La première table ronde de la matinée, consacrée à la place du numérique dans la gestion de la menace stratégique, a proposé un état des lieux en matière de cybersécurité. Dans ce domaine, le nombre d'attaques augmente de manière exponentielle. M. Chauve a montré la gradation d'une menace, qui va de la simple revendication ou de l'affichage de messages sur des sites officiels, par le biais du hacking, jusqu'au cyberespionnage, voire au cybersabotage. Les attaques sont imputables à des empilements chancelants de technologies. La maîtrise technologique doit pouvoir s'appuyer sur la confiance pour qu'on puisse construire une politique industrielle.

M. Grumbach nous a alertés sur le fait que les questions de souveraineté s'étendent au domaine des données, notamment personnelles. Il juge important que la France et l'Europe disposent d'une stratégie de récolte et de stockage, afin d'exploiter et de transformer ces données.

M. Pailloux a expliqué la stratégie de réponse élaborée par l'ANSSI. Elle se développe selon trois axes : conserver la capacité de protéger les informations essentielles, renforcer la sécurité des informations globales, promouvoir la sécurité dans le cyberespace. Selon lui, il existe une « hygiène informatique » que chacun doit respecter.

M. Bockel a présenté les grandes lignes de son rapport d'information sur la cyberdéfense, domaine où des progrès importants ont été accomplis. S'il faut donner la priorité à ce secteur, on doit aussi renforcer la cybersécurité et définir une stratégie européenne. M. Bockel propose également de créer une cyberréserve citoyenne – pour mobiliser des citoyens sur le territoire national en cas d'attaque massive –, d'adapter la législation au problème de la cybercriminalité et de rendre obligatoire la déclaration d'incidents. La communauté nationale doit être sensibilisée à ces enjeux majeurs.
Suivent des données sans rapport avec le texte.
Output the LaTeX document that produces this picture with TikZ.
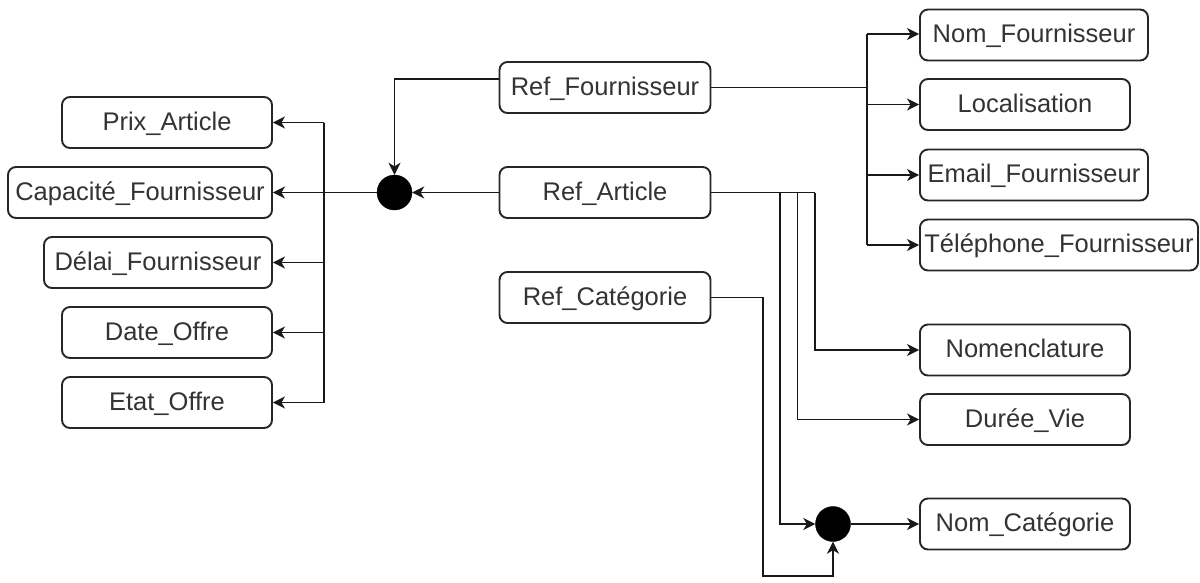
\documentclass[tikz,border=0pt]{standalone}
\usepackage{fontspec}
\setmainfont{Liberation Sans}
\usetikzlibrary{arrows.meta}
\begin{document}
\begin{tikzpicture}[x=1pt,y=-1pt,
  box/.style={draw=black!85, rounded corners=8pt, line width=1.9pt, minimum height=51pt,
    inner sep=0pt, text=black!80, text height=20.4pt, text depth=5.4pt,
    font=\fontsize{25.5pt}{30pt}\selectfont},
  dot/.style={circle, fill=black, draw=black, minimum size=35pt, inner sep=0pt},
  conn/.style={line width=1.9pt, draw=black!90},
  >={Stealth[length=12pt,width=12pt,inset=3.5pt]}]
\useasboundingbox (0,0) rectangle (1200,582);

% left column
\node[box, minimum width=210pt] (prix)  at (167,122.5) {Prix\_Article};
\node[box, minimum width=264pt] (cap)   at (140,192.5) {Capacité\_Fournisseur};
\node[box, minimum width=228pt] (delai) at (158,262.5) {Délai\_Fournisseur};
\node[box, minimum width=210pt] (date)  at (167,332.5) {Date\_Offre};
\node[box, minimum width=210pt] (etat)  at (167,402.5) {Etat\_Offre};

% middle column
\node[box, minimum width=211pt] (rf) at (605,87.5)  {Ref\_Fournisseur};
\node[box, minimum width=211pt] (ra) at (605,192.5) {Ref\_Article};
\node[box, minimum width=211pt] (rc) at (605,297.5) {Ref\_Catégorie};

% right column
\node[box, minimum width=228pt] (nf)  at (1034,35)  {Nom\_Fournisseur};
\node[box, minimum width=210pt] (loc) at (1025,104.5) {Localisation};
\node[box, minimum width=228pt] (ef)  at (1034,175)  {Email\_Fournisseur};
\node[box, minimum width=278pt] (tf)  at (1059,245)  {Téléphone\_Fournisseur};
\node[box, minimum width=210pt] (nom) at (1025,350)  {Nomenclature};
\node[box, minimum width=210pt] (dv)  at (1025,419.5) {Durée\_Vie};
\node[box, minimum width=210pt] (nc)  at (1025,524)  {Nom\_Catégorie};

% junction dots
\node[dot] (d1) at (394.5,192.5) {};
\node[dot] (d2) at (833,524) {};

% bus coordinates
\coordinate (b1) at (324,0);
\coordinate (b2) at (867,0);
\coordinate (c1) at (815,0);
\coordinate (c2) at (797.5,0);
\coordinate (c3) at (780,0);
\coordinate (c5) at (763,576);

% Ref_Fournisseur and Ref_Article into d1
\draw[conn,->] ([yshift=8.5pt]rf.west) -| (d1.north);
\draw[conn,->] (ra.west) -- (d1.east);

% d1 to left column
\draw[conn] (d1.west) -- (d1.west -| b1);
\draw[conn] (prix.east -| b1) -- (etat.east -| b1);
\draw[conn,->] (prix.east -| b1) -- (prix.east);
\draw[conn,->] (d1.west) -- (cap.east);
\draw[conn,->] (delai.east -| b1) -- (delai.east);
\draw[conn,->] (date.east -| b1) -- (date.east);
\draw[conn,->] (etat.east -| b1) -- (etat.east);

% Ref_Fournisseur to right column
\draw[conn] (rf.east) -- (rf.east -| b2);
\draw[conn] ([yshift=1pt]nf.west -| b2) -- (tf.west -| b2);
\draw[conn,->] ([yshift=1pt]nf.west -| b2) -- ([yshift=1pt]nf.west);
\draw[conn,->] (loc.west -| b2) -- (loc.west);
\draw[conn,->] (ef.west -| b2) -- (ef.west);
\draw[conn,->] (tf.west -| b2) -- (tf.west);

% Ref_Article branches
\draw[conn] (ra.east) -- (ra.east -| c1);
\draw[conn,->] (ra.east -| c1) |- (nom.west);
\draw[conn,->] (ra.east -| c2) |- (dv.west);
\draw[conn,->] (ra.east -| c3) |- (d2.west);

% Ref_Categorie into d2
\draw[conn,->] (rc.east) -| (c5) -| (d2.south);

% d2 to Nom_Categorie
\draw[conn,->] (d2.east) -- (nc.west);
\end{tikzpicture}
\end{document}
M. Rihan Cypel nous a informés que le Livre blanc sur la défense, en préparation, ferait de la cyberdéfense un sujet majeur de sécurité nationale, de protection des entreprises et de lutte contre la cyberescroquerie. Il a plaidé pour la création de filières universitaires, en rappelant que les risques pouvaient aussi être considérés comme des opportunités économiques.

M. Latty a détaillé les mesures prises par le ministère de la défense dans le cadre d'un schéma directeur de cyberdéfense et de cybersécurité.

Au cours de la deuxième table ronde, consacrée à la fiabilité et à la sécurité numérique des systèmes d'armes, M. Brugère a rappelé les étapes d'une conception sûre : établissement d'une chaîne de confiance ; maîtrise des technologies critiques ; développement d'expertises pointues liées à la sécurité des systèmes de défense et des infrastructures critiques ; mécanismes de surveillance et de détection ; partenariats de confiance.

M. Terrier a développé la notion de conception sûre. Tous les objets embarquant aujourd'hui de l'intelligence, ils doivent, pour communiquer, disposer d'une capacité d'adaptation et d'ouverture ; de ce fait, ils sont plus fragiles face aux attaques, et leur conception est plus délicate. Il a plaidé pour la mise en place d'une ingénierie système et logicielle à partir de briques fiables, dont les capacités ont été démontrées formellement.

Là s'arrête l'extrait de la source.